Additionally, the Salt Lake Daily Tribune was extremely critical of the affair and of the church in general. In an editorial published the day before the reception, the newspaper wrote, " The favored saints have received an invitation to call upon President John Taylor at the Amelia Palace tomorrow. ... We want the poor Mormons ... to mark the carpets, mirrors, the curtains and the rest, and then to go home and look at the squalor of their own homes, their unkempt wives, their miserable children growing up in despair and ignorance, and then to reflect how much better it would have been for them, instead of working hard for wages ... if they had only started out as did Uncle John, determined to serve God for nothing but hash." The Tribune went on to accuse the church of attempting "to build up an aristocracy in Utah, where the few are to rule in luxury, while the many, to support the luxury, are to toil and suffer."

On January 5, 1882, the Deseret News published a rebuttal to the Tribunes scathing editorial.

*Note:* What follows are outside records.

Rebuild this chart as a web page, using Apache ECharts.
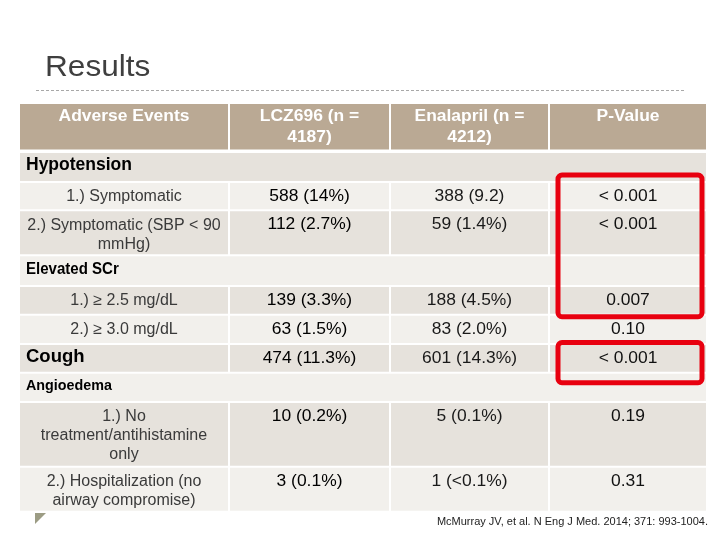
<!DOCTYPE html>
<html>
<head>
<meta charset="utf-8">
<script src="https://cdn.jsdelivr.net/npm/echarts@6/dist/echarts.min.js"></script>
<style>html,body{margin:0;padding:0;background:#fff}#chart{width:720px;height:540px}</style>
</head>
<body>
<div id="chart"></div>
<script>
// ---------- DATA ----------
const titleText = 'Results';
const headers = ['Adverse Events', 'LCZ696 (n =\n4187)', 'Enalapril (n =\n4212)', 'P-Value'];
const events = [
  'Hypotension',
  '1.) Symptomatic',
  '2.) Symptomatic (SBP < 90\nmmHg)',
  'Elevated SCr',
  '1.) \u2265 2.5 mg/dL',
  '2.) \u2265 3.0 mg/dL',
  'Cough',
  'Angioedema',
  '1.) No\ntreatment/antihistamine\nonly',
  '2.) Hospitalization (no\nairway compromise)'
];
const eventKind = ['section', 'item', 'item', 'section', 'item', 'item', 'group', 'section', 'item', 'item'];
const lcz = [null, '588 (14%)', '112 (2.7%)', null, '139 (3.3%)', '63 (1.5%)', '474 (11.3%)', null, '10 (0.2%)', '3 (0.1%)'];
const enalapril = [null, '388 (9.2)', '59 (1.4%)', null, '188 (4.5%)', '83 (2.0%)', '601 (14.3%)', null, '5 (0.1%)', '1 (<0.1%)'];
const pValues = [null, '< 0.001', '< 0.001', null, '0.007', '0.10', '< 0.001', null, '0.19', '0.31'];
const highlightRows = [[1, 4], [6, 6]]; // event index ranges whose P-values are outlined
const sourceText = 'McMurray JV, et al. N Eng J Med. 2014; 371: 993-1004.';

// ---------- LAYOUT / STYLE ----------
const COL_W = [210, 161, 159, 158];
const ROW_H = [49, 30, 28.3, 45, 30.7, 28.7, 29.3, 28.7, 29.3, 64.7, 45];
const LABEL_SIZE = [17.5, 16, 16, 16, 16, 16, 18.5, 15, 16, 16];
const LABEL_SCALE = [1, 1, 1, 0.94, 1, 1, 1, 0.955, 1, 1];
const BOX_PAD = [{ top: 7, bottom: 2 }, { top: 1.5, bottom: 10 }];
const FONT = "'Liberation Sans', Arial, sans-serif";
const STRETCH = 1.09;
const GAP = 2;
const HEADER_BG = '#BAA994';
const DARK_BG = '#E6E2DC';
const LIGHT_BG = '#F2F0EC';

const colX = [0]; COL_W.forEach(w => colX.push(colX[colX.length - 1] + w));
const rowY = [0]; ROW_H.forEach(h => rowY.push(rowY[rowY.length - 1] + h));
const TOTAL_W = colX[colX.length - 1];
const TOTAL_H = rowY[rowY.length - 1];

const cells = [];
headers.forEach((t, c) => cells.push({ value: [c, 0, c + 1], text: t, role: 'header' }));
events.forEach((label, i) => {
  const r = i + 1;
  if (eventKind[i] === 'section') {
    cells.push({ value: [0, r, 4], text: label, role: 'label', size: LABEL_SIZE[i], sx: LABEL_SCALE[i] });
    return;
  }
  cells.push({ value: [0, r, 1], text: label, role: eventKind[i] === 'group' ? 'label' : 'item', size: LABEL_SIZE[i], sx: LABEL_SCALE[i] });
  cells.push({ value: [1, r, 2], text: lcz[i], role: 'value', color: '#000' });
  cells.push({ value: [2, r, 3], text: enalapril[i], role: 'value', color: '#1a1a1a' });
  cells.push({ value: [3, r, 4], text: pValues[i], role: 'value', color: '#111' });
});

function renderCell(params, api) {
  const cell = cells[params.dataIndex];
  const c0 = api.value(0), r = api.value(1), c1 = api.value(2);
  const p0 = api.coord([colX[c0], rowY[r]]);
  const p1 = api.coord([colX[c1], rowY[r + 1]]);
  const x0 = p0[0], y0 = p0[1], x1 = p1[0], y1 = p1[1];
  const bg = r === 0 ? HEADER_BG : (r % 2 === 1 ? DARK_BG : LIGHT_BG);
  const extraBottom = r === 0 ? 1.5 : 0;
  const children = [{
    type: 'rect',
    shape: { x: x0 + GAP / 2, y: y0 + GAP / 2, width: x1 - x0 - GAP, height: y1 - y0 - GAP - extraBottom },
    style: { fill: bg }
  }];
  const cx = (x0 + x1) / 2;
  if (cell.role === 'header') {
    const F = 16, L = 21;
    children.push({
      type: 'text', x: cx, y: y0 + 8 + 0.37 * F - L / 2, scaleX: STRETCH,
      style: { text: cell.text, x: 0, y: 0, align: 'center', verticalAlign: 'top', lineHeight: L,
        fontFamily: FONT, fontSize: F, fontWeight: 'bold', fill: '#fff' }
    });
  } else if (cell.role === 'label') {
    children.push({
      type: 'text', x: x0 + 7, y: (y0 + y1) / 2 - 1.5, scaleX: cell.sx,
      style: { text: cell.text, x: 0, y: 0, align: 'left', verticalAlign: 'middle',
        fontFamily: FONT, fontSize: cell.size, fontWeight: 'bold', fill: '#000' }
    });
  } else if (cell.role === 'item') {
    const F = cell.size, L = 19;
    children.push({
      type: 'text', x: cx, y: y0 + 9 + 0.37 * F - L / 2,
      style: { text: cell.text, x: 0, y: 0, align: 'center', verticalAlign: 'top', lineHeight: L,
        fontFamily: FONT, fontSize: F, fill: '#3a3a3a' }
    });
  } else if (cell.text) {
    const F = 16, L = 20;
    children.push({
      type: 'text', x: cx, y: y0 + 8.5 + 0.37 * F - L / 2, scaleX: STRETCH,
      style: { text: cell.text, x: 0, y: 0, align: 'center', verticalAlign: 'top', lineHeight: L,
        fontFamily: FONT, fontSize: F, fill: cell.color }
    });
  }
  return { type: 'group', children };
}

const boxes = highlightRows.map((h, k) => ({ value: [3, h[0] + 1, h[1] + 2], pad: BOX_PAD[k] }));
function renderBox(params, api) {
  const b = boxes[params.dataIndex];
  const p0 = api.coord([colX[api.value(0)], rowY[api.value(1)]]);
  const p1 = api.coord([colX[api.value(0) + 1], rowY[api.value(2)]]);
  const left = p0[0] + 9, right = p1[0] - 5;
  const top = p0[1] - b.pad.top, bottom = p1[1] + b.pad.bottom;
  return {
    type: 'rect',
    shape: { x: left, y: top, width: right - left, height: bottom - top, r: 4 },
    style: { fill: null, stroke: '#E8000F', lineWidth: 5 }
  };
}

const chart = echarts.init(document.getElementById('chart'), null, { renderer: 'canvas' });
chart.setOption({
  animation: false,
  backgroundColor: '#fff',
  grid: { left: 19, top: 103, width: TOTAL_W, height: TOTAL_H },
  xAxis: { type: 'value', min: 0, max: TOTAL_W, show: false },
  yAxis: { type: 'value', min: 0, max: TOTAL_H, inverse: true, show: false },
  graphic: [
    { type: 'text', x: 45, y: 68.4, scaleX: STRETCH,
      style: { text: titleText, x: 0, y: 0, align: 'left', verticalAlign: 'middle',
        fontFamily: FONT, fontSize: 29, fill: '#3f3f3f' } },
    { type: 'line', shape: { x1: 36, y1: 90.5, x2: 685, y2: 90.5 },
      style: { stroke: '#A8A8A8', lineWidth: 1, lineDash: [3, 2] } },
    { type: 'polygon', shape: { points: [[35, 513], [46, 513], [35, 524]] },
      style: { fill: '#9C9C84' } },
    { type: 'text', x: 708, y: 522,
      style: { text: sourceText, x: 0, y: 0, align: 'right', verticalAlign: 'middle',
        fontFamily: FONT, fontSize: 11, fill: '#222' } }
  ],
  series: [
    { type: 'custom', coordinateSystem: 'cartesian2d', silent: true, clip: false,
      data: cells, renderItem: renderCell },
    { type: 'custom', coordinateSystem: 'cartesian2d', silent: true, clip: false, z: 5,
      data: boxes, renderItem: renderBox }
  ]
});
</script>
</body>
</html>
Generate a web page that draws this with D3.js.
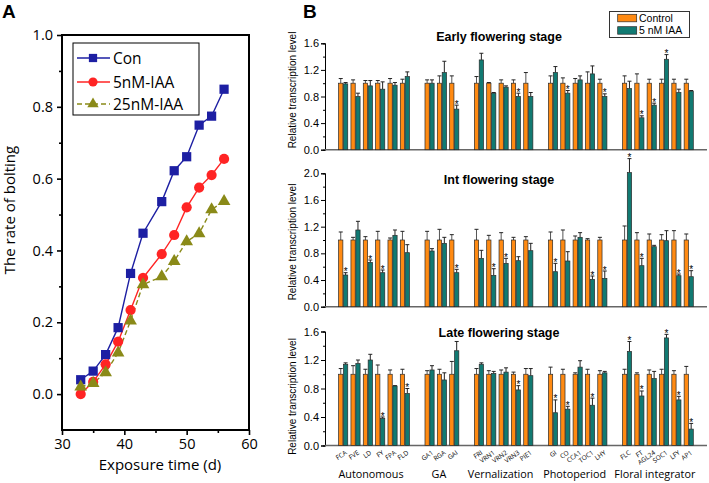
<!DOCTYPE html>
<html><head><meta charset="utf-8">
<script src="https://cdn.jsdelivr.net/npm/d3@7"></script>
<style>body{margin:0;background:#fff}svg{display:block}</style>
</head><body><svg id="c" width="709" height="483"></svg>
<script>
// ---------- Panel A data ----------
const days  = [33,35,37,39,41,43,46,48,50,52,54,56];
const con   = [0.04,0.064,0.11,0.185,0.336,0.448,0.536,0.622,0.661,0.749,0.774,0.849];
const iaa5  = [0.0,0.034,0.083,0.146,0.234,0.324,0.39,0.443,0.52,0.575,0.61,0.655];
const iaa25 = [0.02,0.03,0.06,0.115,0.204,0.305,0.327,0.37,0.425,0.447,0.514,0.537];
const seriesNamesA = ["Con","5nM-IAA","25nM-IAA"];
const yTicksA = [0.0,0.2,0.4,0.6,0.8,1.0];
const xTicksA = [30,40,50,60];

// ---------- Panel B data ----------
const groups = ["Autonomous","GA","Vernalization","Photoperiod","Floral integrator"];
const genes = [["FCA","FVE","LD","FY","FPA","FLD"],["GA1","RGA","GAI"],["FRI","VRN1","VRN2","VRN3","PIE1"],["GI","CO","CCA1","TOC1","LHY"],["FLC","FT","AGL24","SOC1","LFY","AP1"]];
const stages = ["Early flowering stage","Int flowering stage","Late flowering stage"];
const legendB = ["Control","5 nM IAA"];

const earlyCtrl    = [1,1,1,1,1,1, 1,1,1, 1,1,1,1,1, 1,1,1,1,1, 1,1,1,1,1,1];
const earlyCtrlErr = [.07,.05,.04,.04,.07,.06, .05,.11,.11, .10,.01,.05,.05,.16, .11,.08,.07,.17,.06, .11,.14,.06,.06,.06,.06];
const earlyIAA     = [.99,.80,.96,.91,.97,1.10, 1.0,1.16,.61, 1.35,.85,.94,.80,.80, 1.16,.85,1.05,1.14,.80, .92,.48,.67,1.36,.86,.88];
const earlyIAAErr  = [.02,.05,.08,.11,.04,.07, .05,.17,.06, .10,.01,.02,.05,.06, .09,.04,.06,.12,.04, .11,.03,.03,.07,.05,.01];
const earlySig     = ["GAI","VRN3","CO","LHY","FT","AGL24","SOC1"];

const intCtrl    = [1,1,1,1,1,1, 1,1,1, 1,1,1,1,1, 1,1,1,1,1, 1,1,1,1,1,1];
const intCtrlErr = [.12,.04,.05,.13,.03,.13, .13,.16,.08, .16,.07,.11,.04,.05, .12,.15,.06,.02,.04, .21,.11,.09,.08,.14,.09];
const intIAA     = [.475,1.15,.665,.51,1.07,.81, .835,.95,.51, .725,.47,.65,.69,.84, .525,.685,1.04,.41,.425, 2.01,.615,.90,.99,.465,.45];
const intIAAErr  = [.035,.13,.035,.04,.08,.12, .035,.09,.05, .12,.10,.075,.06,.11, .125,.14,.07,.05,.11, .21,.11,.02,.15,.025,.09];
const intSig     = ["FCA","LD","FY","GAI","VRN1","VRN2","GI","TOC1","LHY","FLC","FT","LFY","AP1"];

const lateCtrl    = [1,1,1,1,1,1, 1,1,1, 1,1,1,1,1, 1,1,1,1,1, 1,1,1,1,1,1];
const lateCtrlErr = [.08,.12,.07,.13,.06,.07, .05,.07,.18, .08,.05,.06,.03,.08, .10,.07,.02,.07,.05, .07,.02,.06,.07,.05,.11];
const lateIAA     = [1.14,1.15,1.20,.38,.835,.73, 1.06,.92,1.33, 1.14,1.01,1.03,.78,.98, .46,.51,1.10,.565,1.02, 1.32,.695,.94,1.51,.64,.23];
const lateIAAErr  = [.02,.05,.08,.02,.005,.07, .06,.10,.13, .02,.03,.06,.06,.10, .18,.04,.09,.10,.02, .14,.07,.10,.05,.05,.08];
const lateSig     = ["FY","FLD","VRN3","GI","CO","TOC1","FLC","FT","SOC1","LFY","AP1"];

// ---------- drawing ----------
const svg = d3.select("#c");
const fA = "'Open Sans', sans-serif";
const fB = "'Liberation Sans', Arial, sans-serif";

// ===== Panel A =====
const xA = d3.scaleLinear().domain([30,60]).range([62,249]);
const yA = d3.scaleLinear().domain([-0.1,1.0]).range([430,35]);
const gA = svg.append("g");

gA.append("text").attr("x",2).attr("y",18).attr("font-family",fB).attr("font-weight","bold").attr("font-size",19).text("A");

const axL = gA.append("g").attr("transform","translate(62,0)")
  .call(d3.axisLeft(yA).tickValues(yTicksA).tickSize(5).tickPadding(4).tickFormat(d3.format(".1f")));
const axLm = gA.append("g").attr("transform","translate(62,0)")
  .call(d3.axisLeft(yA).tickValues([0.1,0.3,0.5,0.7,0.9]).tickSize(3).tickFormat(""));
const axB = gA.append("g").attr("transform","translate(0,430)")
  .call(d3.axisBottom(xA).tickValues(xTicksA).tickSize(5).tickPadding(4).tickFormat(d3.format("d")));
const axBm = gA.append("g").attr("transform","translate(0,430)")
  .call(d3.axisBottom(xA).tickValues([35,45,55]).tickSize(3).tickFormat(""));
[axL,axLm,axB,axBm].forEach(a=>{
  a.select(".domain").remove();
  a.selectAll("line").attr("stroke","#000").attr("stroke-width",1.6);
  a.selectAll("text").attr("font-family",fA).attr("font-size",14.5).attr("fill","#000");
});
gA.append("rect").attr("x",xA(30)).attr("y",yA(1.0)).attr("width",xA(60)-xA(30)).attr("height",yA(-0.1)-yA(1.0))
  .attr("fill","none").attr("stroke","#000").attr("stroke-width",2);

gA.append("text").attr("transform","translate(15,210) rotate(-90)").attr("text-anchor","middle")
  .attr("font-family",fA).attr("font-size",15).text("The rate of bolting");
gA.append("text").attr("x",160).attr("y",470).attr("text-anchor","middle")
  .attr("font-family",fA).attr("font-size",15).text("Exposure time (d)");

const seriesA = [
  {name:seriesNamesA[0], vals:con,   color:"#1d1fa3", sym:d3.symbolSquare,  size:85, dash:null},
  {name:seriesNamesA[1], vals:iaa5,  color:"#ff2424", sym:d3.symbolCircle,  size:82, dash:null},
  {name:seriesNamesA[2], vals:iaa25, color:"#8a8a18", sym:d3.symbolTriangle,size:70, dash:"5,3"}
];
const line = d3.line().x(d=>xA(d[0])).y(d=>yA(d[1]));
seriesA.forEach(s=>{
  const pts = days.map((d,i)=>[d,s.vals[i]]);
  gA.append("path").datum(pts).attr("d",line).attr("fill","none").attr("stroke",s.color)
    .attr("stroke-width",1.4).attr("stroke-dasharray",s.dash);
});
seriesA.forEach(s=>{
  const pts = days.map((d,i)=>[d,s.vals[i]]);
  gA.selectAll(null).data(pts).enter().append("path")
    .attr("transform",d=>`translate(${xA(d[0])},${yA(d[1])})`)
    .attr("d",d3.symbol().type(s.sym).size(s.size)).attr("fill",s.color);
});
// legend A
gA.append("rect").attr("x",73).attr("y",43).attr("width",126).attr("height",72).attr("fill","#fff").attr("stroke","#000").attr("stroke-width",1);
seriesA.forEach((s,i)=>{
  const y = [58,82,104][i];
  gA.append("line").attr("x1",77).attr("x2",110).attr("y1",y).attr("y2",y).attr("stroke",s.color).attr("stroke-width",1.4).attr("stroke-dasharray",s.dash);
  gA.append("path").attr("transform",`translate(93,${y})`).attr("d",d3.symbol().type(s.sym).size(s.size*0.8)).attr("fill",s.color);
  gA.append("text").attr("x",113).attr("y",y).attr("dy","0.36em").attr("font-family",fA).attr("font-size",15.5).text(s.name);
});

// ===== Panel B =====
const gB = svg.append("g");
gB.append("text").attr("x",303).attr("y",18).attr("font-family",fB).attr("font-weight","bold").attr("font-size",19).text("B");

const slots = [];
genes.forEach((g,gi)=>{ if(gi>0) slots.push("gap"+gi); g.forEach(n=>slots.push(n)); });
const allGenes = genes.flat();
const xB = d3.scaleBand().domain(slots).range([338.3,693.6]).paddingInner(0.21).paddingOuter(0);
const xS = d3.scaleBand().domain(legendB).range([0,xB.bandwidth()]);
const colB = {"Control":"#ff8a12","5 nM IAA":"#117a72"};

const panels = [
  {title:stages[0], ctrl:earlyCtrl, ctrlErr:earlyCtrlErr, iaa:earlyIAA, iaaErr:earlyIAAErr, sig:earlySig, max:1.6, top:43.3, bot:149.7, titleY:40.5, labY:90},
  {title:stages[1], ctrl:intCtrl,   ctrlErr:intCtrlErr,   iaa:intIAA,   iaaErr:intIAAErr,   sig:intSig,   max:2.0, top:173.3, bot:306.7, titleY:183.5, labY:242},
  {title:stages[2], ctrl:lateCtrl,  ctrlErr:lateCtrlErr,  iaa:lateIAA,  iaaErr:lateIAAErr,  sig:lateSig,  max:1.6, top:331.5, bot:445.5, titleY:337, labY:396.5}
];

panels.forEach((p,pi)=>{
  const y = d3.scaleLinear().domain([0,p.max]).range([p.bot,p.top]);
  const g = gB.append("g");
  const major = d3.range(0,p.max+0.001,0.4);
  const minor = d3.range(0.2,p.max,0.4);
  const a1 = g.append("g").attr("transform","translate(325,0)")
    .call(d3.axisLeft(y).tickValues(major).tickSize(4).tickPadding(2).tickFormat(d3.format(".1f")));
  const a2 = g.append("g").attr("transform","translate(325,0)")
    .call(d3.axisLeft(y).tickValues(minor).tickSize(2).tickFormat(""));
  [a1,a2].forEach(a=>{
    a.select(".domain").attr("stroke","#000").attr("stroke-width",1);
    a.selectAll("line").attr("stroke","#000");
    a.selectAll("text").attr("font-family",fB).attr("font-size",11).attr("fill","#000");
  });
  g.append("line").attr("x1",325).attr("x2",707).attr("y1",p.bot).attr("y2",p.bot).attr("stroke","#666").attr("stroke-width",1.6);
  g.append("text").attr("x",499).attr("y",p.titleY).attr("text-anchor","middle").attr("font-family",fB)
    .attr("font-weight","bold").attr("font-size",12.5).text(p.title);
  g.append("text").attr("transform",`translate(295.5,${p.labY}) rotate(-90)`).attr("text-anchor","middle")
    .attr("font-family",fB).attr("font-size",10).text("Relative transcription level");

  const rows = allGenes.map((n,i)=>({gene:n, vals:[
    {s:legendB[0], v:p.ctrl[i], e:p.ctrlErr[i], sig:false},
    {s:legendB[1], v:p.iaa[i],  e:p.iaaErr[i],  sig:p.sig.includes(n)}]}));
  const gg = g.selectAll(null).data(rows).enter().append("g").attr("transform",d=>`translate(${xB(d.gene)},0)`);
  const bars = gg.selectAll(null).data(d=>d.vals).enter().append("g");
  bars.append("line").attr("x1",d=>xS(d.s)+xS.bandwidth()/2).attr("x2",d=>xS(d.s)+xS.bandwidth()/2)
    .attr("y1",d=>y(d.v)).attr("y2",d=>y(d.v+d.e)).attr("stroke",d=>d.s===legendB[0]?"#555":"#222").attr("stroke-width",1);
  bars.append("line").attr("x1",d=>xS(d.s)+xS.bandwidth()/2-2).attr("x2",d=>xS(d.s)+xS.bandwidth()/2+2)
    .attr("y1",d=>y(d.v+d.e)).attr("y2",d=>y(d.v+d.e)).attr("stroke","#222").attr("stroke-width",1);
  bars.append("rect").attr("x",d=>xS(d.s)+0.3).attr("width",xS.bandwidth()-0.6)
    .attr("y",d=>y(d.v)).attr("height",d=>p.bot-y(d.v))
    .attr("fill",d=>colB[d.s]).attr("stroke","#2a2a2a").attr("stroke-width",0.7);
  bars.filter(d=>d.sig).append("text").attr("x",d=>xS(d.s)+xS.bandwidth()/2).attr("y",d=>y(d.v+d.e)+2.5)
    .attr("text-anchor","middle").attr("font-family",fB).attr("font-size",10).text("*");

  if(pi===2){
    g.selectAll(null).data(allGenes).enter().append("text")
      .attr("transform",d=>`translate(${xB(d)+xB.bandwidth()/2+1.5},${p.bot+4.5}) rotate(-35)`)
      .attr("text-anchor","end").attr("dy","0.7em").attr("font-family",fA).attr("font-size",6.5).text(d=>d);
    genes.forEach((gn,gi)=>{
      const cx = (xB(gn[0]) + xB(gn[gn.length-1]) + xB.bandwidth())/2 - 3;
      g.append("text").attr("x",cx).attr("y",478).attr("text-anchor","middle").attr("font-family",fA)
        .attr("font-size",10.8).text(groups[gi]);
    });
  }
});

// legend B
gB.append("rect").attr("x",609.5).attr("y",11.5).attr("width",80).attr("height",26).attr("fill","#fff").attr("stroke","#333").attr("stroke-width",1);
legendB.forEach((n,i)=>{
  const yy = [14.3,26.7][i];
  gB.append("rect").attr("x",617.7).attr("y",yy).attr("width",19).attr("height",7.5).attr("fill",colB[n]).attr("stroke","#2a2a2a").attr("stroke-width",0.7);
  gB.append("text").attr("x",639).attr("y",yy+3.8).attr("dy","0.36em").attr("font-family",fB).attr("font-size",10.5).text(n);
});
</script></body></html>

The newspaper pointed out Taylor had taken up his residence in the Gardo House in response to the vote of the Mormon people and that he, as church president, should be taken care of considering the adversity which he personally endured, he was with Joseph Smith the day he was killed back in 1844, and hoped to do so at a level that those in "Church and State elsewhere" were.

Taylor himself also wrote a letter, published in the Deseret News, expressing his feelings about the situation. He reminded critics of his initial reluctance to move to the Gardo House and his concern that his occupancy of the mansion would place an intolerable barrier between him and church members. Taylor acknowledged that his family had also been opposed to the move, preferring their own homes and familiar surroundings. He explained he had eventually been persuaded that "Zion should become the praise of the whole earth, and that we in this land should take a prominent and leading part in the arts, sciences, architecture, literature, and in everything that would tend to ... exalt and ennoble Zion. [It is the president's duty] to take the lead in everything that is calculated to ... place Zion where she ought to be, first and foremost among the peoples."

Both newspapers were correct in implying that the issue of the Gardo House was much broader than the mere occupation of the mansion by a Mormon leader. To Mormons, who had celebrated their church's jubilee in April 1880, the house was a symbol of achievement. It was tangible proof that the persecutions and hardships they had endured over the past fifty years were not in vain. On the other hand, many non-Mormons viewed Taylor's installation in the home as a threat in the continuing struggle for economic and political supremacy.

==Prophecy==
John Taylor's move to the Gardo House was regarded by some Mormons as the fulfillment of a prophecy. Legend had it that some years before, when Taylor's financial circumstances had been the poorest, Heber C. Kimball had boldly prophesied that Taylor would someday live in the largest and finest mansion in Salt Lake City.